The Slew's 100%, released in 2009, is explicitly extroverted compared to the insularity of Carpal Tunnel Syndrome. "There's no cerebral narrative behind it. I had so much fun with that. It reminded me of those Beastie Boys records I listened to in high school, like Check Your Head or Ill Communication. We wanted Mario C, who mixed those albums, to mix 100% just to get that sound. But after that, I wanted to do something quiet again."
This fall, Kid Koala returns with first proper solo album in five years. Space Cadet continues in the tradition of 2003's Nufonia Must Fall, in that it presents a full-length piano album as soundtrack to an accompanying graphic novel drawn by San.
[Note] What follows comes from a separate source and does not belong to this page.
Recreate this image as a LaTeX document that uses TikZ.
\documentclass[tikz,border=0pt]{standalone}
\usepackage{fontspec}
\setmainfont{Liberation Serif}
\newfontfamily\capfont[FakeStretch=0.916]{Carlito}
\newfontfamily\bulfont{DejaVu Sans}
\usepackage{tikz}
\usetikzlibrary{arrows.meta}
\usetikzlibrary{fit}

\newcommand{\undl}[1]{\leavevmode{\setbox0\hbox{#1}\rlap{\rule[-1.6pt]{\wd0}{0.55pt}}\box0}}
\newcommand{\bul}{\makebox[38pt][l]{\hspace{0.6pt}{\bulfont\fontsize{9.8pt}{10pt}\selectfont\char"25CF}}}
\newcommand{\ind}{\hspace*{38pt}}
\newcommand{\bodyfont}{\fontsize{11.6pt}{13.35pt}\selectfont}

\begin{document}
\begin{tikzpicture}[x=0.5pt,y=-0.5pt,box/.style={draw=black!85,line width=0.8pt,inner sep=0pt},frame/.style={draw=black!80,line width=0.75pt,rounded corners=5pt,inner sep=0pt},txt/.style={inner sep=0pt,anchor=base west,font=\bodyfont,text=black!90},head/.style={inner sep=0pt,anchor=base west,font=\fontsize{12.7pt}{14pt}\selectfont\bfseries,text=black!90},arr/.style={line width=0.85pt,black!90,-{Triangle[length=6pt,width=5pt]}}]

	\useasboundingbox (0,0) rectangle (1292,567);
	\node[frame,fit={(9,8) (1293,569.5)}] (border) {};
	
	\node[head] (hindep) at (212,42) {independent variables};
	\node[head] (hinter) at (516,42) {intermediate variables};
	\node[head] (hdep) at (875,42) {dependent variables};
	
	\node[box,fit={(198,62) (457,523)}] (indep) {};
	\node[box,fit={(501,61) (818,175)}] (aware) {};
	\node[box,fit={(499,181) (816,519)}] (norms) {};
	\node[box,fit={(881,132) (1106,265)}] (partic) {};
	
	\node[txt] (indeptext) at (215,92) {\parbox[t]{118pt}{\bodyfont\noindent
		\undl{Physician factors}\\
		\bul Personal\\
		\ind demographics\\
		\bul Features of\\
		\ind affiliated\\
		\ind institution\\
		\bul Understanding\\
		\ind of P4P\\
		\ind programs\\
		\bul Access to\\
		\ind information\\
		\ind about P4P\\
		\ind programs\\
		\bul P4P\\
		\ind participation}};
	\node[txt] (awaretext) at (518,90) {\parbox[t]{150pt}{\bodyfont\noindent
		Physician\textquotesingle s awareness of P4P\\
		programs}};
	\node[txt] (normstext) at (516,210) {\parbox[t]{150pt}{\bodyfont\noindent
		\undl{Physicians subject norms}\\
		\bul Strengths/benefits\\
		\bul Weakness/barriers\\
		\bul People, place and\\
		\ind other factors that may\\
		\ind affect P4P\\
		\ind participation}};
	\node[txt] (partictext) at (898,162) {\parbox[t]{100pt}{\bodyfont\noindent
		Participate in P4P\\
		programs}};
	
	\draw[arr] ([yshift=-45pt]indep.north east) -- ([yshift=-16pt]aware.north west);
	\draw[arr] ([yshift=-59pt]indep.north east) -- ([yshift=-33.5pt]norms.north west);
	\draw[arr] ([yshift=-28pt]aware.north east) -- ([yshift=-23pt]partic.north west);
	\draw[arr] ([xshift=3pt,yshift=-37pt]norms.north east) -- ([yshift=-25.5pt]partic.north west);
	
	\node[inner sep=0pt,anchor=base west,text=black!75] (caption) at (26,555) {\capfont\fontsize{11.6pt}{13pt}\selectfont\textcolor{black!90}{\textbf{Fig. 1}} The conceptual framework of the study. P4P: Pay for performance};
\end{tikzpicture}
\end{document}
In more than one way, it showcases Kid Koala looking to his roots for inspiration.
"It's a piano record, but there's scratching on every track. It's just very stealth," he explains. "A lot of it was about the concept of scoring and underscoring scenes, and not conflicting with the visuals. Not everything has to have some really apparent turntable solo on it. There are seven-part string harmonies there, but they're all scratched off turntables. So if you watch me do it live, it's probably the most mental scratch routine you'll ever see, but I didn't want it to feel that way while you were listening to it. I wanted it to have more of an emotive effect."
Much of the album's piano sound has to do with another major development in San's life: fatherhood. "Most of the album was recorded between zero and six months, mostly on my watch. So piano was about the only instrument I could play without waking her up. The story is also very much about parenthood. I was trying to channel all those feelings into the images, but also into the music too."
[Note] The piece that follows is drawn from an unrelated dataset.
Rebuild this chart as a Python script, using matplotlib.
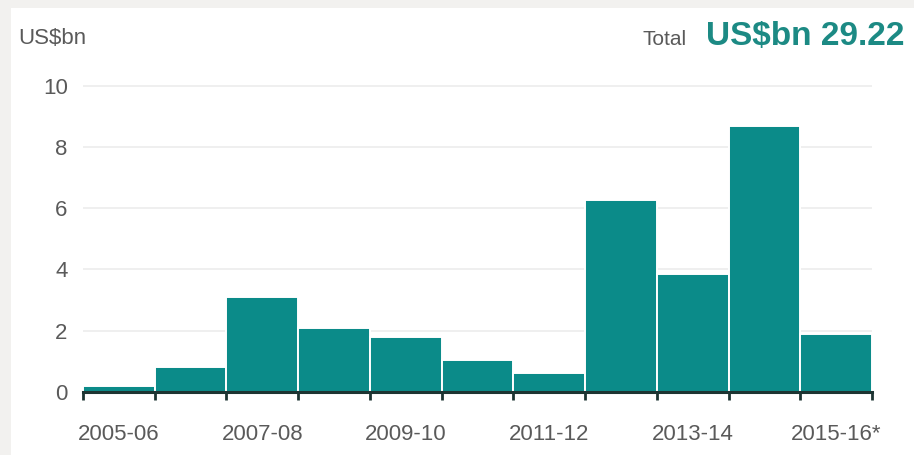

To promote Space Cadet, Kid Koala in embarking on another concept tour meant to showcase his skills with the record's delicate design. The Space Cadet Headphone Tour provides headphones to audience members and asks them to relax in inflatable 'space pods' while watching live light installations and animated graphics from the book. "I think of it as ambient scratching. It's always there, but you don't have to hear it." At 37, Eric San is bold enough to take on one of the riskiest propositions of his long career thus far. He's burying the scratching techniques that made his name.
Essential Kid Koala
Carpal Tunnel Syndrome (2000)
This long-awaited debut took more than three years and thousands of records to assemble, as Kid Koala worked through the pressures of early international success to uncover a creative voice all his own.
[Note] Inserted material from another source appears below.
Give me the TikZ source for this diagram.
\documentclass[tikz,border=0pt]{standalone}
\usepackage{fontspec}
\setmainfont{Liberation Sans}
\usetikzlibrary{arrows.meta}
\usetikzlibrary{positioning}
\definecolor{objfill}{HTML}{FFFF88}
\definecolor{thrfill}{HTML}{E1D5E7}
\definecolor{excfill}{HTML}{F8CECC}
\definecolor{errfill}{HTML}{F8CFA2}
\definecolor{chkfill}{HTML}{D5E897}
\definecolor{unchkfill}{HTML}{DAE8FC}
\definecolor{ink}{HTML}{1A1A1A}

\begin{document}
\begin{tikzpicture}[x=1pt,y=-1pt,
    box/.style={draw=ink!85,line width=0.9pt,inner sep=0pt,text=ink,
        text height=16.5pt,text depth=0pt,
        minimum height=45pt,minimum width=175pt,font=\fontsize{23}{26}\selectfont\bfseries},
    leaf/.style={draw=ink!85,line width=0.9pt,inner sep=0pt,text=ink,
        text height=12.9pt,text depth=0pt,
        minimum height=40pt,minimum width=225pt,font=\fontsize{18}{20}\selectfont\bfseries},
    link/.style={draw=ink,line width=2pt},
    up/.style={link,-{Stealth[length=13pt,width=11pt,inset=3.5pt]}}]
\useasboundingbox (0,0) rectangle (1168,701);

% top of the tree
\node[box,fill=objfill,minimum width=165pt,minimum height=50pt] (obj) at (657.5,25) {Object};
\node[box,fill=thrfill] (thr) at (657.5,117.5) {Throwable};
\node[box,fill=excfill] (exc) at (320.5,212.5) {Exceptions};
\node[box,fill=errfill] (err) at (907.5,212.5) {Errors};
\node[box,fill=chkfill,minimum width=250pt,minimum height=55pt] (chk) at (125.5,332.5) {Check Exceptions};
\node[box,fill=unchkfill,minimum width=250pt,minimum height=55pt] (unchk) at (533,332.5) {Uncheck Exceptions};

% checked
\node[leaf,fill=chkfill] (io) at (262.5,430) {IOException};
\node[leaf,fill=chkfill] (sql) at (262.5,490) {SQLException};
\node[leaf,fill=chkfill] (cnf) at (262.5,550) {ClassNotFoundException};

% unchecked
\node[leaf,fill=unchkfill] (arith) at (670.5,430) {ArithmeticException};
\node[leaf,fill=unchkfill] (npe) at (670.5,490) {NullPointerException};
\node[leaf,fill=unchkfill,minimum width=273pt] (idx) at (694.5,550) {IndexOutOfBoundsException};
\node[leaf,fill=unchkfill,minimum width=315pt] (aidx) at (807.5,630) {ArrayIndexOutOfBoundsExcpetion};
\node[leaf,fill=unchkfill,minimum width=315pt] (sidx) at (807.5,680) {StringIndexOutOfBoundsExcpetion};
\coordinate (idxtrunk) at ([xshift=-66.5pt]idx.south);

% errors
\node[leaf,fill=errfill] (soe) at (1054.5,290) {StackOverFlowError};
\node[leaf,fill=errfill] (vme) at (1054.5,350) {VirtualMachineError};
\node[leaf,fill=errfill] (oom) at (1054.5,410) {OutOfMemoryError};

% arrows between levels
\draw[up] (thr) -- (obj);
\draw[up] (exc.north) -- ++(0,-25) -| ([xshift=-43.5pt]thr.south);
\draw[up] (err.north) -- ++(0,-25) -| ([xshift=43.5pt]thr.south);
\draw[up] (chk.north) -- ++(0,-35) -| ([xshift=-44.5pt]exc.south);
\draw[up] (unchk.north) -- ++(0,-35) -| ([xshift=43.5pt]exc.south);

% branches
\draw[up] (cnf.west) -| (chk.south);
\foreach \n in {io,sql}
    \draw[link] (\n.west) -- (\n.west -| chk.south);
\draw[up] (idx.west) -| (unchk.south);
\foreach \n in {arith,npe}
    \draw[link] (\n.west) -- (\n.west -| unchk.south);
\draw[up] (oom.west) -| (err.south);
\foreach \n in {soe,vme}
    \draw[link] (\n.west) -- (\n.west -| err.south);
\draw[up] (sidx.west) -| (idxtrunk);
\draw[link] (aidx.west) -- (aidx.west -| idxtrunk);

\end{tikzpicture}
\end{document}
Some of My Best Friends Are DJs (2003)
Featuring "Basin Street Blues," one of the creative peaks in Koala's arsenal of turntable trickery, this sophomore album builds on the critical success of his debut. Here, San is clearly in the groove, building tracks confidently in the method he so painstakingly developed for Carpal.
Space Cadet (2011)
After five years without a Kid Koala record, Space Cadet marks the beginning of a new phase. A piano-based soundtrack to the accompanying graphic novel of the same name, Space Cadet showcases San's abilities with stealth turntablism, scratching that doesn't draw attention to itself. You hardly notice his nimble fingers at work.